Uno de los mayores méritos que puede arrogarse el Premio Nobel es su insistencia en premiar artistas cuyas novelas desarrollan formas originales (entendida la “forma” como una suerte de principio activo que no solo articula la narración, sino que la anima y la constituye; sin la que la novela, contando lo mismo sería otra), su sensibilidad hacia la ambición artística de escritores que (como Naipaul, Morrison o Modiano) no renuncian a vehicular en su obra prolongadas meditaciones e impugnaciones políticas. Este preámbulo sirve para señalar que Ishiguro es un maestro en la invención y en el desarrollo de “formas” que permiten expresar problemas políticos complejos. Una de ellas (la ensayada en Los restos del día y Un artista del mundo flotante) hubiese resultado ideal para que un novelista español explicase el paso del franquismo a la democracia.

En estas dos novelas Ishiguro da cuenta de cómo se invierten los valores y honores cuando la atmósfera social donde vive el protagonista pasa de ser elogiada y motivo de orgullo a revelarse como algo agusanado y vergonzoso. Con una adecuada gradación de claros y luces la forma de esta novela se ajusta como un guante a lo que exige el relato novelesco de la Transición, mucho más sugestivo, en cualquier caso, que el galdosismo de baja intensidad que anima la ya celebérrima Patria de Fernando Aramburu.
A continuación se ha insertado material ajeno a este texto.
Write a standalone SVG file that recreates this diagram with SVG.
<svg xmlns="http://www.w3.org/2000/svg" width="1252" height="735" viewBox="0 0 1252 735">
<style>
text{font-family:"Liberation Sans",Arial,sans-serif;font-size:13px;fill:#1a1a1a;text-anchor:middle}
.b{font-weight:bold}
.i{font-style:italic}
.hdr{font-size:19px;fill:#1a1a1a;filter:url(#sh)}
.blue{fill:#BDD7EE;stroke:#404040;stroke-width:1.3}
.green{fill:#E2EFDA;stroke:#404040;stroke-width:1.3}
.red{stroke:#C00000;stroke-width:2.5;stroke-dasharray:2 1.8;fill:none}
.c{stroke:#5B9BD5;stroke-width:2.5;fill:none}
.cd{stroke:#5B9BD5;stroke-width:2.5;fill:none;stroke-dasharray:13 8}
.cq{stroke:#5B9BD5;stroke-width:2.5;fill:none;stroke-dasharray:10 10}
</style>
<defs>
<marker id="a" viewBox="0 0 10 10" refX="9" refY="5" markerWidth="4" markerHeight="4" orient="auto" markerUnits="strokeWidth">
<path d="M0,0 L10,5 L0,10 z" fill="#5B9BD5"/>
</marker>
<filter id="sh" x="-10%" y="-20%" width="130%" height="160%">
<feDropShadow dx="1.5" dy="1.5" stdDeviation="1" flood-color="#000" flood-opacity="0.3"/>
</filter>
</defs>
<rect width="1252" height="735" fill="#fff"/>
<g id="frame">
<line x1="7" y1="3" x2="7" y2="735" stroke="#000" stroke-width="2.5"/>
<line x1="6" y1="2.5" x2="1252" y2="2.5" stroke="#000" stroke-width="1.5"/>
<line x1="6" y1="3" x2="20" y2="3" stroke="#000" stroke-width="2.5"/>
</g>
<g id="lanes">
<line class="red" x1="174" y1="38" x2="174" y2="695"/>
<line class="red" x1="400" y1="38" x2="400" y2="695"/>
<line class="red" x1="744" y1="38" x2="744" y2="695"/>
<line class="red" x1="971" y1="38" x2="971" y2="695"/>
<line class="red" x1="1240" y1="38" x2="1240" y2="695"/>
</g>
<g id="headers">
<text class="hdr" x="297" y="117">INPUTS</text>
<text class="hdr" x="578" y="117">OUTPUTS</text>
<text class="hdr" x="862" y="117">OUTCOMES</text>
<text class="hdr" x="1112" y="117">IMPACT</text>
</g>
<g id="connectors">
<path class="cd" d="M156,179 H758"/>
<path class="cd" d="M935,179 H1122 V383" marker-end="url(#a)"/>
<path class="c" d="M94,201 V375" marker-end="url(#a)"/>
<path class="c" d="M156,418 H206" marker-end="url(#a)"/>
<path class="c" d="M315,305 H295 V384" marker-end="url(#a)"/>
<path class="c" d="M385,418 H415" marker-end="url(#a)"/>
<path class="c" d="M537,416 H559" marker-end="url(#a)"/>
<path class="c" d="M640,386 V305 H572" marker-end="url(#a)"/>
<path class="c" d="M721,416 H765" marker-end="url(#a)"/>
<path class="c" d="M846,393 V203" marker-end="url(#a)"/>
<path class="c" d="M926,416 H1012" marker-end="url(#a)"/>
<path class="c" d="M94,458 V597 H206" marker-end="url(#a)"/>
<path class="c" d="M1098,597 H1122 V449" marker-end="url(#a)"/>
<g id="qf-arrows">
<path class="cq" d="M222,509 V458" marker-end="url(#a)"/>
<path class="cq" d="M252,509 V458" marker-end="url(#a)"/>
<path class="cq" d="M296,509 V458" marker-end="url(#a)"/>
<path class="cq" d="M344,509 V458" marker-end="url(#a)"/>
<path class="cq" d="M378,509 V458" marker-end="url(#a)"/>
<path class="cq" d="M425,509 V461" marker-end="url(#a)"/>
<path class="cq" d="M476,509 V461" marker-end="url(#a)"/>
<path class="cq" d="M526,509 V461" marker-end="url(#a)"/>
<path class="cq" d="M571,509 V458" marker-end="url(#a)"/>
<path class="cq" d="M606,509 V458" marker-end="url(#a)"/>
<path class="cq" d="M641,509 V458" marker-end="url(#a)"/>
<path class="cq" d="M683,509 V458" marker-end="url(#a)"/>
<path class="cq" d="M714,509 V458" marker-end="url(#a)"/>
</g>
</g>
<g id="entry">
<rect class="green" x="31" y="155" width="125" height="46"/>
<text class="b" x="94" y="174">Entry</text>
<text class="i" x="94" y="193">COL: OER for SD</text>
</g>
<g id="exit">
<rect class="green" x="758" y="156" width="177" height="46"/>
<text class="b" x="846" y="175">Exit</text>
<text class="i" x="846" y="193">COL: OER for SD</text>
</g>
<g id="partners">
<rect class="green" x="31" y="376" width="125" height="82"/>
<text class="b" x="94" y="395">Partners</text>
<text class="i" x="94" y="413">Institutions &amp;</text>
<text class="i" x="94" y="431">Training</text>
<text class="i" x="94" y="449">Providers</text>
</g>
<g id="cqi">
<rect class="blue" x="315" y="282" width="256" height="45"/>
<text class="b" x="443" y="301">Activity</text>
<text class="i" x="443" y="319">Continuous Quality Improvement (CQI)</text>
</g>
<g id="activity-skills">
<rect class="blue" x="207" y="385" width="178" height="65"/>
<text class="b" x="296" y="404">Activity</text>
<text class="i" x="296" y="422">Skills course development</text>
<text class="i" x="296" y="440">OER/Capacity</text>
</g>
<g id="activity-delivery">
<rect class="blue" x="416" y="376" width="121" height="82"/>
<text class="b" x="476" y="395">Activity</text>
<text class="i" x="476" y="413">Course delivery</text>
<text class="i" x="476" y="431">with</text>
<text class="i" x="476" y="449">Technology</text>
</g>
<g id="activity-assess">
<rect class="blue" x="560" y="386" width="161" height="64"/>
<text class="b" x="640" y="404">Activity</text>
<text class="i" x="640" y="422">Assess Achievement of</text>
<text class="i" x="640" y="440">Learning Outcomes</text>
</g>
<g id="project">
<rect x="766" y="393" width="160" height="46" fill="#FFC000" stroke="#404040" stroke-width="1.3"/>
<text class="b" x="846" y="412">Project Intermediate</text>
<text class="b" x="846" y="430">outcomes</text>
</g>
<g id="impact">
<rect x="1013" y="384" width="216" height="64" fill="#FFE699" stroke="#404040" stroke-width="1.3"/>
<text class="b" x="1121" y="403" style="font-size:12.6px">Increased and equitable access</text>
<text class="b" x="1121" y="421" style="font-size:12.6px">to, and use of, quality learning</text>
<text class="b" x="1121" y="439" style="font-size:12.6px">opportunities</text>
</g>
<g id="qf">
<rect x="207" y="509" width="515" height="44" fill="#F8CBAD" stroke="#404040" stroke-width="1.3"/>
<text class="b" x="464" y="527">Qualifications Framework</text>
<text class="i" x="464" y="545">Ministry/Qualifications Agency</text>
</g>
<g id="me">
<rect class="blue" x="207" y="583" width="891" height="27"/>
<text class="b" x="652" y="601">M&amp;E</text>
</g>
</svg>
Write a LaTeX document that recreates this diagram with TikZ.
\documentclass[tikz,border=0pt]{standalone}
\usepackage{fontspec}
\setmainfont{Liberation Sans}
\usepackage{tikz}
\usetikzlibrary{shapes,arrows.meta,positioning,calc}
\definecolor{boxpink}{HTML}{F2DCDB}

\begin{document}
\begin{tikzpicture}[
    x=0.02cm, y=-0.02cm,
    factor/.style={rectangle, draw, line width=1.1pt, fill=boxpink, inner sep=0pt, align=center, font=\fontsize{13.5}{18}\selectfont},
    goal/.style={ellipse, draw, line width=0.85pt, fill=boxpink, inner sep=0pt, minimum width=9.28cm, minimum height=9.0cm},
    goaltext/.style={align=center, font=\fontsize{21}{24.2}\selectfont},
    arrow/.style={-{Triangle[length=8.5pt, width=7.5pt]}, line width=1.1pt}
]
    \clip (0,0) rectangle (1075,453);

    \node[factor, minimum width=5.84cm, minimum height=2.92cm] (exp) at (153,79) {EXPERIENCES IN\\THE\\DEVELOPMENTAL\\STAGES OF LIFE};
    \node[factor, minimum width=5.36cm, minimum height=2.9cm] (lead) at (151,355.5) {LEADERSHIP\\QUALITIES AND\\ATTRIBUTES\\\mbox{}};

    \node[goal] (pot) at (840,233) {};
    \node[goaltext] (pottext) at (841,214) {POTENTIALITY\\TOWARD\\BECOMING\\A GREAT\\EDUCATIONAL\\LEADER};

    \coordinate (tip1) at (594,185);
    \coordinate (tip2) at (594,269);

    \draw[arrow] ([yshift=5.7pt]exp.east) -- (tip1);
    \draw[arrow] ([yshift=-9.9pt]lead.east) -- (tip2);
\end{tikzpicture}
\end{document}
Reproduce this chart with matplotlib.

Cierto que si uno tiene vocación de artista carece de sentido venir a copiar dos libros tan logrados, pero si un día alguien aborda los así llamados problemas territoriales o nacionalistas que tanto nos ocupan estos días le recomendaría que antes leyese con mucha atención El gigante enterrado, novela notable, que tiene la inmensa ventaja de ser la única de Ishiguro (desde la casi juvenil Pálida luz en las colinas) donde el desarrollo formal de la obra titubea un poco. Lo que aquí se explica es una especie de pugna (situada en la Inglaterra de la Edad Media) entre un grupo de hombres que quieren matar a un dragón que emite un humo amnésico para recuperar sus recuerdos y exigir justicia si es que fueron (como sospechan) injuriados; y otro grupo de hombres encargados de proteger al dragón para impedir que ese olvido sobre el que se asienta la estabilidad presente disemine una reclamación de justicia que abra de nuevo las heridas y nos conduzca a un baño de sangre.

La novela (que supuestamente Ishiguro pensaba situar en los Balcanes) sufre un pequeño desajuste al desarrollarse en el “espacio mítico” de la literatura artúrica, con vetas de género fantástico. El siempre delicado verosímil de los libros de Ishiguro se desequilibra cuando el autor se ve arrastrado por las imposiciones de “género”: dragones, heridas mágicas, combates de espada… No solo nos despistamos un poco con estas dosis de prolijidad insulsa, sino que la fuerza ejemplar de la alegoría (ciertamente, era más sencillo pasar de los Balcanes a cualquier otra situación similar) se dispersa y debilita en la impresión de que el autor se ha entretenido demasiado en el pastiche. Pese a todo, si algún escritor con vocación de artista me ha seguido hasta aquí estoy seguro de que estará relamiéndose.

Todos aquellos que sientan una pereza insuperable ante la eventualidad de narrar en orden cronológico y como si fuese una crónica decimonónica con su personajes principales, sus descripciones y diálogos, sus episodios y sus insoportables secundarios campechanos… pueden acogerse a la intuición genial de Ishiguro y sostener la novela sobre el esqueleto de un sofisticado juego metafórico donde se intente calcular el equilibrio entre lo que debemos olvidar para seguir adelante y lo que debemos reconocer (y restituir) para que el olvido no equivalga una rendición intolerable que reavive la urgencia de los agravios. Una indagación novelesca sobre la posibilidad o el colapso de un relato que integre las distintas visiones de nuestra reciente historia común y sus tensiones.

Buena suerte a todos, me encantaría leer esa novela.